Professor Lowe suggests that there is no absolute shortfall in the supply of vets who might be available for farm animal work, although he does argue the case for 'inflecting' the training of students with an interest in this field. He emphasises the importance of the veterinary contribution to safeguarding animal health, improved productivity and protecting the food chain, but notes that demand for farm animal veterinary services is poorly developed. Recurring themes in his report are that services need to be more closely aligned to the changing needs of the livestock sector, and that the veterinary profession needs to develop its business and marketing skills and do more to explain what it has to offer.
Some of the most pertinent observations in the report concern the changing relationship between the veterinary profession and government and the 'very divergent interests' that food animal vets are required to reconcile in deploying their expertise in the care and treatment of animals. It describes how the Government's position has changed over the years, from a hierarchical situation where it acted as a patron and sponsor of the veterinary profession and farming to one where responsibility is being devolved and transferred to the industry. It points out that the Government must not relinquish its responsibilities for animal health, but argues that the profession must renew its relationship with government to reflect these changing circumstances. It further suggests that vets must renew their relationship with farmers, while also pointing out that farming and food industry leaders should publicly acknowledge the key contribution of veterinary services to the economic health and public standing of their industries.
The proposal in the report for a new Veterinary Development Council to guide the long-term development of veterinary services is an interesting one, although it is not altogether clear how this might relate to the profession's existing professional bodies.
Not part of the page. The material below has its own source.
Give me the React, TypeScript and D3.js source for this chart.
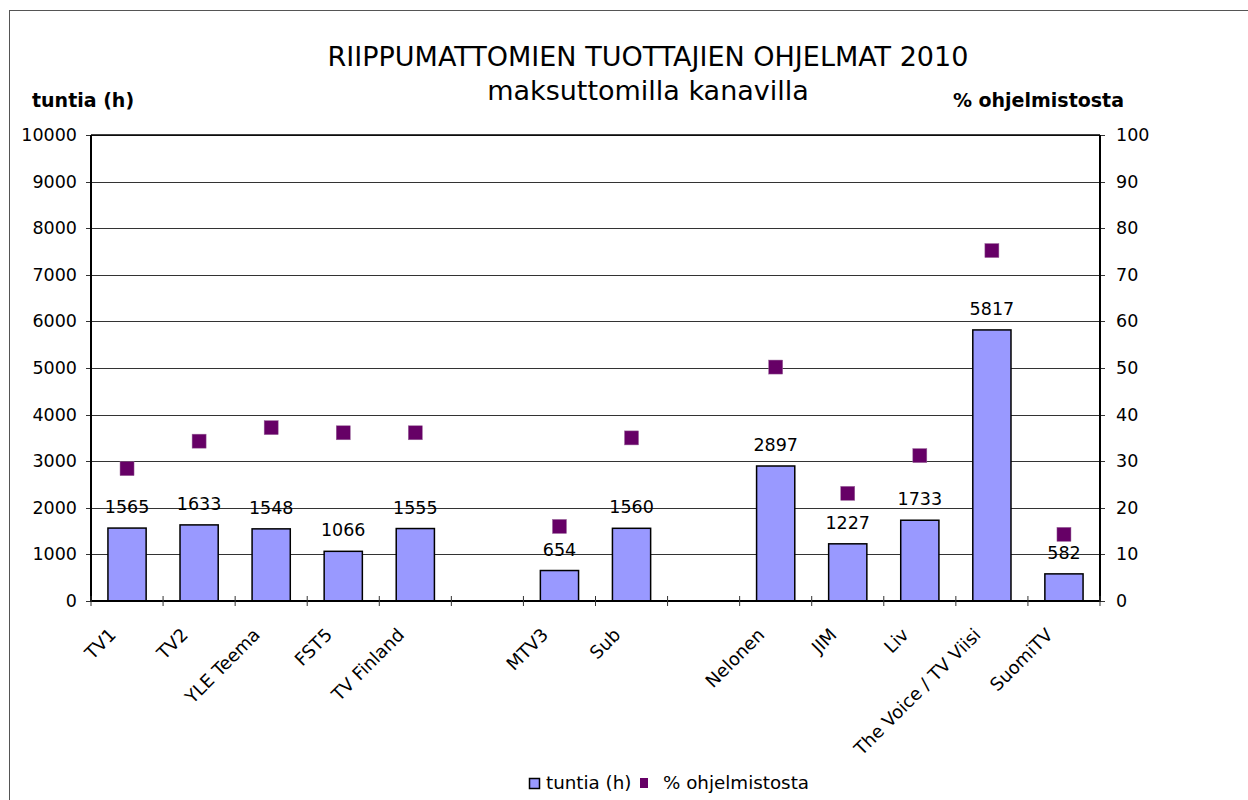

Despite this and other suggestions, Professor Lowe's report offers more in the way of diagnosis than solutions, although to be fair, providing solutions wasn't really part of his remit. Defra says it will carefully consider the report and that the issues will be discussed at a meeting of the Vets and Veterinary Services Steering Group in November, but in many respects that isn't really the point either. An overwhelming message from the report is that the veterinary profession itself should take more of a lead, and play a greater part in defining its role in food animal production in the future.